What the exercise asks: Transcribe all of the data exactly. Omit the pictures.

Begin Data section

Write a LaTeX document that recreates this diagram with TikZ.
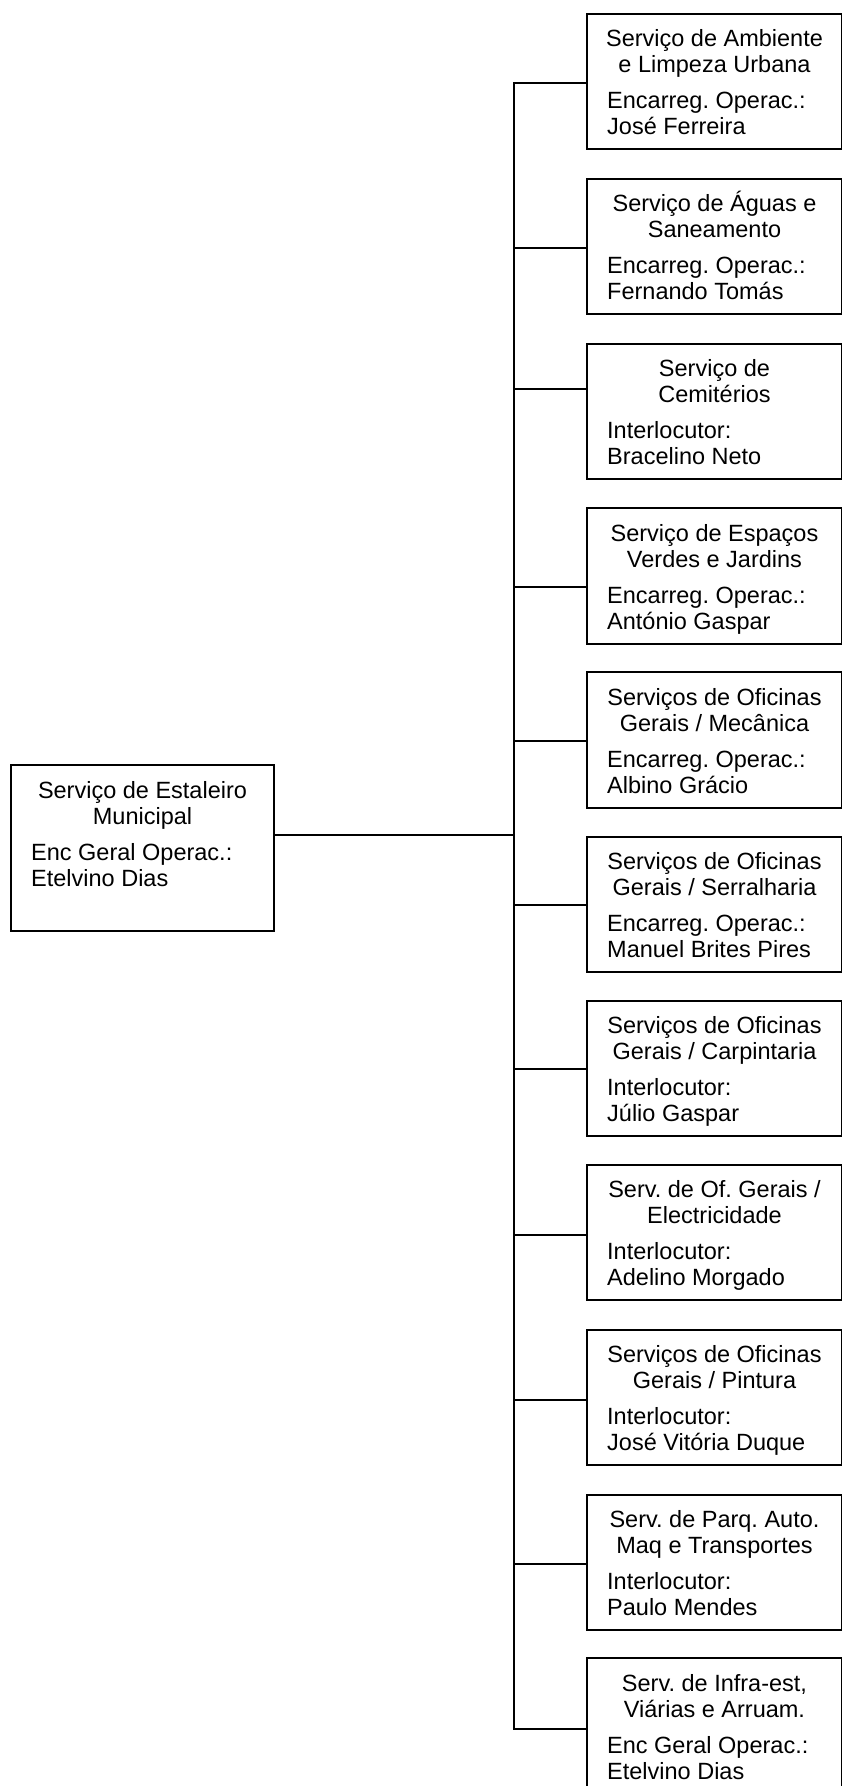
\documentclass[tikz,border=0pt]{standalone}
\usepackage{fontspec}
\setmainfont{Liberation Sans}
\frenchspacing

\tikzset{
  orgbox/.style={draw=black, line width=2pt, fill=white, inner sep=0pt, rectangle},
  txt/.style={inner sep=0pt, font=\fontsize{23.5pt}{25.5pt}\selectfont\frenchspacing},
  titleline/.style={txt, anchor=base},
  nameline/.style={txt, anchor=base west},
  link/.style={draw=black, line width=2pt, line cap=rect}
}

% #1 node name, #2 left, #3 top, #4 width, #5 height,
% #6/#7 centred title lines, #8/#9 role and person (left aligned)
\newcommand\unitbox[9]{%
  \node[orgbox, minimum width=#4pt, minimum height=#5pt, anchor=north west] (#1) at (#2,#3) {};
  \node[titleline] (#1-t1) at ([yshift=-34pt]#1.north) {#6};
  \node[titleline] (#1-t2) at ([yshift=-60pt]#1.north) {#7};
  \node[nameline] (#1-n1) at ([xshift=21pt,yshift=-96pt]#1.north west) {#8};
  \node[nameline] (#1-n2) at ([xshift=21pt,yshift=-122pt]#1.north west) {#9};
}

\begin{document}
\begin{tikzpicture}[x=1pt, y=-1pt]
  \useasboundingbox[fill=white] (0,0) rectangle (842,1786);

  % head of the unit
  \unitbox{main}{10}{764}{263}{166}{Serviço de Estaleiro}{Municipal}{Enc Geral Operac.:}{Etelvino Dias}

  % subordinate services
  \unitbox{r1}{586}{12.6}{255}{135.5}{Serviço de Ambiente}{e Limpeza Urbana}{Encarreg. Operac.:}{José Ferreira}
  \unitbox{r2}{586}{177.9}{255}{135.5}{Serviço de Águas e}{Saneamento}{Encarreg. Operac.:}{Fernando Tomás}
  \unitbox{r3}{586}{342.5}{255}{135.5}{Serviço de}{Cemitérios}{Interlocutor:}{Bracelino Neto}
  \unitbox{r4}{586}{507}{255}{135.5}{Serviço de Espaços}{Verdes e Jardins}{Encarreg. Operac.:}{António Gaspar}
  \unitbox{r5}{586}{671}{255}{135.5}{Serviços de Oficinas}{Gerais / Mecânica}{Encarreg. Operac.:}{Albino Grácio}
  \unitbox{r6}{586}{835.6}{255}{135.5}{Serviços de Oficinas}{Gerais / Serralharia}{Encarreg. Operac.:}{Manuel Brites Pires}
  \unitbox{r7}{586}{999.8}{255}{135.5}{Serviços de Oficinas}{Gerais / Carpintaria}{Interlocutor:}{Júlio Gaspar}
  \unitbox{r8}{586}{1163.6}{255}{135.5}{Serv. de Of. Gerais /}{Electricidade}{Interlocutor:}{Adelino Morgado}
  \unitbox{r9}{586}{1328.8}{255}{135.5}{Serviços de Oficinas}{Gerais / Pintura}{Interlocutor:}{José Vitória Duque}
  \unitbox{r10}{586}{1493.8}{255}{135.5}{Serv. de Parq. Auto.}{Maq e Transportes}{Interlocutor:}{Paulo Mendes}
  \unitbox{r11}{586}{1657.3}{255}{135.5}{Serv. de Infra-est,}{Viárias e Arruam.}{Enc Geral Operac.:}{Etelvino Dias}

  % vertical bus
  \coordinate (bustop) at (514,83);
  \coordinate (busbot) at (514,1729);
  \draw[link] (bustop) -- (busbot);

  % head to bus
  \draw[link] ([yshift=-71pt]main.north east) -- ([yshift=-71pt]main.north east -| bustop);

  % bus to each service
  \foreach \n/\o in {r1/70.4, r2/70, r3/46, r4/80.4, r5/69.7, r6/69.7, r7/69.2, r8/71.3, r9/70.7, r10/70, r11/71.5}
    \draw[link] ([yshift=-\o pt]\n.north west -| bustop) -- ([yshift=-\o pt]\n.north west);
\end{tikzpicture}
\end{document}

End Data section

Task result:
Write a LaTeX document that recreates this diagram with TikZ.
\documentclass[tikz,border=0pt]{standalone}
\usepackage{fontspec}
\setmainfont{Liberation Sans}
\frenchspacing

\tikzset{
  orgbox/.style={draw=black, line width=2pt, fill=white, inner sep=0pt, rectangle},
  txt/.style={inner sep=0pt, font=\fontsize{23.5pt}{25.5pt}\selectfont\frenchspacing},
  titleline/.style={txt, anchor=base},
  nameline/.style={txt, anchor=base west},
  link/.style={draw=black, line width=2pt, line cap=rect}
}

% #1 node name, #2 left, #3 top, #4 width, #5 height,
% #6/#7 centred title lines, #8/#9 role and person (left aligned)
\newcommand\unitbox[9]{%
  \node[orgbox, minimum width=#4pt, minimum height=#5pt, anchor=north west] (#1) at (#2,#3) {};
  \node[titleline] (#1-t1) at ([yshift=-34pt]#1.north) {#6};
  \node[titleline] (#1-t2) at ([yshift=-60pt]#1.north) {#7};
  \node[nameline] (#1-n1) at ([xshift=21pt,yshift=-96pt]#1.north west) {#8};
  \node[nameline] (#1-n2) at ([xshift=21pt,yshift=-122pt]#1.north west) {#9};
}

\begin{document}
\begin{tikzpicture}[x=1pt, y=-1pt]
  \useasboundingbox[fill=white] (0,0) rectangle (842,1786);

  % head of the unit
  \unitbox{main}{10}{764}{263}{166}{Serviço de Estaleiro}{Municipal}{Enc Geral Operac.:}{Etelvino Dias}

  % subordinate services
  \unitbox{r1}{586}{12.6}{255}{135.5}{Serviço de Ambiente}{e Limpeza Urbana}{Encarreg. Operac.:}{José Ferreira}
  \unitbox{r2}{586}{177.9}{255}{135.5}{Serviço de Águas e}{Saneamento}{Encarreg. Operac.:}{Fernando Tomás}
  \unitbox{r3}{586}{342.5}{255}{135.5}{Serviço de}{Cemitérios}{Interlocutor:}{Bracelino Neto}
  \unitbox{r4}{586}{507}{255}{135.5}{Serviço de Espaços}{Verdes e Jardins}{Encarreg. Operac.:}{António Gaspar}
  \unitbox{r5}{586}{671}{255}{135.5}{Serviços de Oficinas}{Gerais / Mecânica}{Encarreg. Operac.:}{Albino Grácio}
  \unitbox{r6}{586}{835.6}{255}{135.5}{Serviços de Oficinas}{Gerais / Serralharia}{Encarreg. Operac.:}{Manuel Brites Pires}
  \unitbox{r7}{586}{999.8}{255}{135.5}{Serviços de Oficinas}{Gerais / Carpintaria}{Interlocutor:}{Júlio Gaspar}
  \unitbox{r8}{586}{1163.6}{255}{135.5}{Serv. de Of. Gerais /}{Electricidade}{Interlocutor:}{Adelino Morgado}
  \unitbox{r9}{586}{1328.8}{255}{135.5}{Serviços de Oficinas}{Gerais / Pintura}{Interlocutor:}{José Vitória Duque}
  \unitbox{r10}{586}{1493.8}{255}{135.5}{Serv. de Parq. Auto.}{Maq e Transportes}{Interlocutor:}{Paulo Mendes}
  \unitbox{r11}{586}{1657.3}{255}{135.5}{Serv. de Infra-est,}{Viárias e Arruam.}{Enc Geral Operac.:}{Etelvino Dias}

  % vertical bus
  \coordinate (bustop) at (514,83);
  \coordinate (busbot) at (514,1729);
  \draw[link] (bustop) -- (busbot);

  % head to bus
  \draw[link] ([yshift=-71pt]main.north east) -- ([yshift=-71pt]main.north east -| bustop);

  % bus to each service
  \foreach \n/\o in {r1/70.4, r2/70, r3/46, r4/80.4, r5/69.7, r6/69.7, r7/69.2, r8/71.3, r9/70.7, r10/70, r11/71.5}
    \draw[link] ([yshift=-\o pt]\n.north west -| bustop) -- ([yshift=-\o pt]\n.north west);
\end{tikzpicture}
\end{document}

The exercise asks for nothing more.